Still, the bright spots are few and far between at this point in the labor market. The impending cloud of the fiscal cliff at year-end, coupled with weakness in Europe and China, appear to have put a hold on corporate plans for expansion. Boston Fed President Eric Rosengren noted, “My discussions with bankers, exporters, and business managers indicate more restraint by firms in investing in capital, and in hiring employees, as the firms wait for some of the economic uncertainty to be resolved.”

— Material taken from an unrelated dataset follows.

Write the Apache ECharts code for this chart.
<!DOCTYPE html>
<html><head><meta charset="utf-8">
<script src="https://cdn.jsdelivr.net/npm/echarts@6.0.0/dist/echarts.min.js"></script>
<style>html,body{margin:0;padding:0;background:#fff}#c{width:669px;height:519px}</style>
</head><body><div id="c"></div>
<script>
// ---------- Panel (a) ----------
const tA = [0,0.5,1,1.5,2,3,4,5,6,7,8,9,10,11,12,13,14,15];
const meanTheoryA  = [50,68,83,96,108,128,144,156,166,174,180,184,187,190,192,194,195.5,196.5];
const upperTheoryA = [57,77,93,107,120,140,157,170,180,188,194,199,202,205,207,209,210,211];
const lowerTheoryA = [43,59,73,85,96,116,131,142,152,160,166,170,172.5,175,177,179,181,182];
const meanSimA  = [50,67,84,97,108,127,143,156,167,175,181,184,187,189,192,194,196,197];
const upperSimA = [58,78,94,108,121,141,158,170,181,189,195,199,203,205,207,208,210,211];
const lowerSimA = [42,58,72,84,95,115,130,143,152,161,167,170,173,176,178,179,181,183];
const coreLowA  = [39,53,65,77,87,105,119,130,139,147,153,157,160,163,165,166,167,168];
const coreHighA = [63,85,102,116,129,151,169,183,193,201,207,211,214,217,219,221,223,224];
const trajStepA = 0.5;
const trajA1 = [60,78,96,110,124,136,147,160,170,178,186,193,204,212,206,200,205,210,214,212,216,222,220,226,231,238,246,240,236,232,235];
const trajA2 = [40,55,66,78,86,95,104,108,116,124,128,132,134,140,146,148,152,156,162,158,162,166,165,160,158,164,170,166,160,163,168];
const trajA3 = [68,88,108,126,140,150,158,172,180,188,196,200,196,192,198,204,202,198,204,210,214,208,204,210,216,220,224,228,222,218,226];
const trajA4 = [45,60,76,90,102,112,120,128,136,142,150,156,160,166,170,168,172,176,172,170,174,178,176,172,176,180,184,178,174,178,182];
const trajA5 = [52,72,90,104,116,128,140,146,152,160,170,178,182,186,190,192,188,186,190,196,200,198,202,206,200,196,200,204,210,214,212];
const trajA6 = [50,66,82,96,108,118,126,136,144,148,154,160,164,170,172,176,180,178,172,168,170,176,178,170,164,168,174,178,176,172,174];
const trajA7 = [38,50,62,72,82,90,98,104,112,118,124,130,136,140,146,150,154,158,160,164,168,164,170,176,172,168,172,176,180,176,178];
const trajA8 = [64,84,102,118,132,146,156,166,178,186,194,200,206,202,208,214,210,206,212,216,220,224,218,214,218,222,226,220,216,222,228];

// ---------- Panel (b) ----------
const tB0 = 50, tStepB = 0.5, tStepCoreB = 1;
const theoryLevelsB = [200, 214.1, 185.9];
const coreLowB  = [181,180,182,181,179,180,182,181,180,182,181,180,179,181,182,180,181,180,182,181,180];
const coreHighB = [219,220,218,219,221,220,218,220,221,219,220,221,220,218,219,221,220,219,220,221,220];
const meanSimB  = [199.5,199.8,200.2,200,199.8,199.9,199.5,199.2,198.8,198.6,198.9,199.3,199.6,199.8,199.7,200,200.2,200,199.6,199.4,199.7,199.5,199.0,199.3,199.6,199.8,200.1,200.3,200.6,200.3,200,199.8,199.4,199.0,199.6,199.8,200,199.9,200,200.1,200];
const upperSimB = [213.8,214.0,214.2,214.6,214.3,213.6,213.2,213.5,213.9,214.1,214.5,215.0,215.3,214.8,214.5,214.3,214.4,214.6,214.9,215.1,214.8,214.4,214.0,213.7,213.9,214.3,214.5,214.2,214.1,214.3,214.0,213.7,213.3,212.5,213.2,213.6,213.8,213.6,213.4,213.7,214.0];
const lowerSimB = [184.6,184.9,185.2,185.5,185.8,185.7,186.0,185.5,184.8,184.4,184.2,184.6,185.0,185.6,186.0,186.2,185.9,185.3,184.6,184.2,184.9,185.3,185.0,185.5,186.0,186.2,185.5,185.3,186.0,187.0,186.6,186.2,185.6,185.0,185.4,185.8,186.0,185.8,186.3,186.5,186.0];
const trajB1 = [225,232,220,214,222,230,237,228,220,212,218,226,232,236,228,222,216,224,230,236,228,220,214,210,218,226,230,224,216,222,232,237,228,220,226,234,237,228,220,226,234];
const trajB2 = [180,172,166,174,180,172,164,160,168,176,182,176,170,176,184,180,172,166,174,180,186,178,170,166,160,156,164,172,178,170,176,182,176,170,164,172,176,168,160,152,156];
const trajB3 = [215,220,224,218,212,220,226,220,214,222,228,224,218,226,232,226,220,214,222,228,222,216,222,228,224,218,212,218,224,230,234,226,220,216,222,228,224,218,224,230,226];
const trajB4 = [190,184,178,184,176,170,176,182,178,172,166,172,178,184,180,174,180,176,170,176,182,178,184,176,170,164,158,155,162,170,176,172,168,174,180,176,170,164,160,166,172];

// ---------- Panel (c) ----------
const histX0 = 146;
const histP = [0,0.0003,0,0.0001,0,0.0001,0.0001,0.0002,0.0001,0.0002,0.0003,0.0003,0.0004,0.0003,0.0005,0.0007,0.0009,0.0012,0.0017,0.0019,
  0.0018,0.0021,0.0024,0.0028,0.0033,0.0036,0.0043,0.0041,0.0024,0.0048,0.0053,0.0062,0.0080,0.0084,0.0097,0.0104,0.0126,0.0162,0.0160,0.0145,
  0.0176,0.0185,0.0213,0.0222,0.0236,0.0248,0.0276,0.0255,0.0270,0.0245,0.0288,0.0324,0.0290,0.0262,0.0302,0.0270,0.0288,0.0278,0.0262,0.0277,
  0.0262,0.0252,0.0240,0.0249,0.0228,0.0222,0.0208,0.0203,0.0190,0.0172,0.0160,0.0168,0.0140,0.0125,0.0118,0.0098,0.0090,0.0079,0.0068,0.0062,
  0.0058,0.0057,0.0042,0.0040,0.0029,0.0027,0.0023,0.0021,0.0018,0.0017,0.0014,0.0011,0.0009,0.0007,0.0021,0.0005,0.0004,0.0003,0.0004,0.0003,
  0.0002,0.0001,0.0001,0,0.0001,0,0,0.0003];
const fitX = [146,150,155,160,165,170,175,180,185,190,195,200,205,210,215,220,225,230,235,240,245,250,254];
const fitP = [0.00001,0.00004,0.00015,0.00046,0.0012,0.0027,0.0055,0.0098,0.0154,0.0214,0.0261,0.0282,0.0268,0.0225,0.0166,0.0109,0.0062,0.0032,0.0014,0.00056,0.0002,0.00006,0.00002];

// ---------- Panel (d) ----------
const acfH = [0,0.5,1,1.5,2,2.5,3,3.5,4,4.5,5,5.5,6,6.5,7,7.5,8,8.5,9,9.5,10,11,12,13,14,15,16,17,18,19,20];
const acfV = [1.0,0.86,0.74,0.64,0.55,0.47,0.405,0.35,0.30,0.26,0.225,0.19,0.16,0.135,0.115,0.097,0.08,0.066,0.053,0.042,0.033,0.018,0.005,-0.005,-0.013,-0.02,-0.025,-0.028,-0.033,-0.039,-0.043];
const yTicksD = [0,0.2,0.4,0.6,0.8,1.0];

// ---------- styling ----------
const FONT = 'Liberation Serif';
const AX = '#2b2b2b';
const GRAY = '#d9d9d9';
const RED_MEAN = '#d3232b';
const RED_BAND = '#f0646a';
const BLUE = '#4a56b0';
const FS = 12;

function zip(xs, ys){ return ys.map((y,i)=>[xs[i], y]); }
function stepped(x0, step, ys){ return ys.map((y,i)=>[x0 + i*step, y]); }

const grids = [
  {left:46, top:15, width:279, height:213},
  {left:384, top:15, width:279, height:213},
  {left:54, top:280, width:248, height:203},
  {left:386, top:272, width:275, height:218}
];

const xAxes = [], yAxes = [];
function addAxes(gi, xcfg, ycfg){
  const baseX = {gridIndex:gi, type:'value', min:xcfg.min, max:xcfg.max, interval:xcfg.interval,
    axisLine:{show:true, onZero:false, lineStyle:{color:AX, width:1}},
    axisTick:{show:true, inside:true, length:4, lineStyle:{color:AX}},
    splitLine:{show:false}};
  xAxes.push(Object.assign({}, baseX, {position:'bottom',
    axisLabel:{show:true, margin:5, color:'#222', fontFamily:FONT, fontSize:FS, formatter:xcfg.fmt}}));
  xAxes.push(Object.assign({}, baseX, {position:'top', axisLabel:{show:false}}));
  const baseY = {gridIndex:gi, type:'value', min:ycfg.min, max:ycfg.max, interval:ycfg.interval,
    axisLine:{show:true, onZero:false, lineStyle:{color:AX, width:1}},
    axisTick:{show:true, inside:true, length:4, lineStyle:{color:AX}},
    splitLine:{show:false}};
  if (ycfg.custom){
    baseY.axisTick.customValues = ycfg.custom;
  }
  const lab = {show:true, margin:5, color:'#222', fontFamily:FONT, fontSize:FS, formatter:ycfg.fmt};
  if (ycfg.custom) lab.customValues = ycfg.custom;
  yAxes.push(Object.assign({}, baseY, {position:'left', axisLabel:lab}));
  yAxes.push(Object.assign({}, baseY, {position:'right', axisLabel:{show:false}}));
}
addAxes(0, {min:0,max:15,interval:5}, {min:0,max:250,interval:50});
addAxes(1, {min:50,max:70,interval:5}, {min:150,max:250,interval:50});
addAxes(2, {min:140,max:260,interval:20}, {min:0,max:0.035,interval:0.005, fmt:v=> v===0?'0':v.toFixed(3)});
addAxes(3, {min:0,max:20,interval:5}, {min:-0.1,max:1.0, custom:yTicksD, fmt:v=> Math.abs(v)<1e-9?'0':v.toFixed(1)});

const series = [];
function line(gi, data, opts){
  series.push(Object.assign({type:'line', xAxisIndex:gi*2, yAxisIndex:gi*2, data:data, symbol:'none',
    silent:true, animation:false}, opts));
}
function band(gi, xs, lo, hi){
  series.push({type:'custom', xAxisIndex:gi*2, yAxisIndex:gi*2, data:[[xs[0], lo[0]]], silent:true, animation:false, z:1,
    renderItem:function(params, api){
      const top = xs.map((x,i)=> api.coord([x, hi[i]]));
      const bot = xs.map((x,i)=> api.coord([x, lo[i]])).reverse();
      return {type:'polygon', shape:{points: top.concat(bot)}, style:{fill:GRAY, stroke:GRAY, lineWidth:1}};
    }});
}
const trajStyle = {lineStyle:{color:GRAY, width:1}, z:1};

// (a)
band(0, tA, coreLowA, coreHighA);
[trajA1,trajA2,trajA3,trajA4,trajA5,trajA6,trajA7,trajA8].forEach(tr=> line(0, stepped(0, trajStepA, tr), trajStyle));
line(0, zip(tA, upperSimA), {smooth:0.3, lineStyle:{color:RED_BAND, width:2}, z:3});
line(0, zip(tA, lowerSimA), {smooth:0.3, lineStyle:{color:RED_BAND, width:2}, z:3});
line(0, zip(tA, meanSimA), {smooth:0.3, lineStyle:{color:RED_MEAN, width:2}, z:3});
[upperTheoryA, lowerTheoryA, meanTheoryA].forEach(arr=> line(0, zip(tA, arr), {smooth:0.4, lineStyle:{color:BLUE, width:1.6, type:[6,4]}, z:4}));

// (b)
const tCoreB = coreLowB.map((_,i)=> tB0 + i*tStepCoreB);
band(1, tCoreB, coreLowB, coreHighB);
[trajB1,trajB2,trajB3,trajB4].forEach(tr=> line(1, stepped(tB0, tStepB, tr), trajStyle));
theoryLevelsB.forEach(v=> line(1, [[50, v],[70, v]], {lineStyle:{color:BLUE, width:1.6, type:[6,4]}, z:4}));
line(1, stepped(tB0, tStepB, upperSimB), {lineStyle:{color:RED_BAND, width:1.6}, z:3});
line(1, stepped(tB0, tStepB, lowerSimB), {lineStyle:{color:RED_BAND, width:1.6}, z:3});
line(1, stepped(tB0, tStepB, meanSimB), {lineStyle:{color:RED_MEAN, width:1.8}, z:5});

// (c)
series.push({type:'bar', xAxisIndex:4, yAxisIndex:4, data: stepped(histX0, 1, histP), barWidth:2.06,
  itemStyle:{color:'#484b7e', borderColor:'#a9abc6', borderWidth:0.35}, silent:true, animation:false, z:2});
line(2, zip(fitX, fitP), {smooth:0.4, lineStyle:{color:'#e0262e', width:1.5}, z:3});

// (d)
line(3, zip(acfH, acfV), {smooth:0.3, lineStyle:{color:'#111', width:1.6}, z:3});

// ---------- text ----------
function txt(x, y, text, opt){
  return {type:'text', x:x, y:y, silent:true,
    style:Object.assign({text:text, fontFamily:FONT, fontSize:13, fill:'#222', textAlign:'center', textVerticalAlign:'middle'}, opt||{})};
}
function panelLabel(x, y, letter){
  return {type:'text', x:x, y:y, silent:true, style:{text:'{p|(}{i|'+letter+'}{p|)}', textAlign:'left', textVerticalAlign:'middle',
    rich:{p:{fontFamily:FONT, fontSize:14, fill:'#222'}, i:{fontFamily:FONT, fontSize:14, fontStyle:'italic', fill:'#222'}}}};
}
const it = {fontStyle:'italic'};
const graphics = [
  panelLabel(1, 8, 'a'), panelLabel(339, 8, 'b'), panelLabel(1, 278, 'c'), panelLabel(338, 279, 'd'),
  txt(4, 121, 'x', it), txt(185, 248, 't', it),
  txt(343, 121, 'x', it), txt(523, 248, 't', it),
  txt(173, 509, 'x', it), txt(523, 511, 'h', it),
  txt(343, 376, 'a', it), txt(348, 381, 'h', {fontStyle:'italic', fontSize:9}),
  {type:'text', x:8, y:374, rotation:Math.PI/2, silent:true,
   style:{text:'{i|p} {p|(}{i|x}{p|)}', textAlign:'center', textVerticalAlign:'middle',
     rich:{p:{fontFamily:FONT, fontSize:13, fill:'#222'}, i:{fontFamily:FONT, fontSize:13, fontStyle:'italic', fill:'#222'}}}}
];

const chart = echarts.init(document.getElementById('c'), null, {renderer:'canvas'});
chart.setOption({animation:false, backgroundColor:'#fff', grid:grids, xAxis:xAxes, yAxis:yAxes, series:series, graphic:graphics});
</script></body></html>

Will this trend persist into the summer months? It is difficult to conclude much otherwise given the current economic environment. The threat of another Washington showdown like the one witnessed last August appears to have all but paralyzed business decision making. With no compromise likely within a highly polarized legislature, odds do not appear to favor any resolution on this front. Investors can only hope that low expectations set the stage for a string of surprising results entering the fall.
the week ahead
It is a relatively thin week for economic data, with the trade balance on Wednesday and the producer price index on Friday highlighting the week’s events. The release of minutes from the FOMC’s June meeting should also provide more color on the committee’s recent decision to extend Operation Twist and any potential discussion of QE3.
In Europe, Eurogroup and Ecofin (Euro finance ministers) meetings take place on Monday and Tuesday, respectively. Follow up on decisions from late June’s EU summit will be major topics of discussion, including the ECB’s role as the single authority over the region’s banking system.
The central banks of Brazil, Japan, Indonesia, Chile, Peru, and Russia meet this week. Brazil is expected to cut rates for the fifth time this year.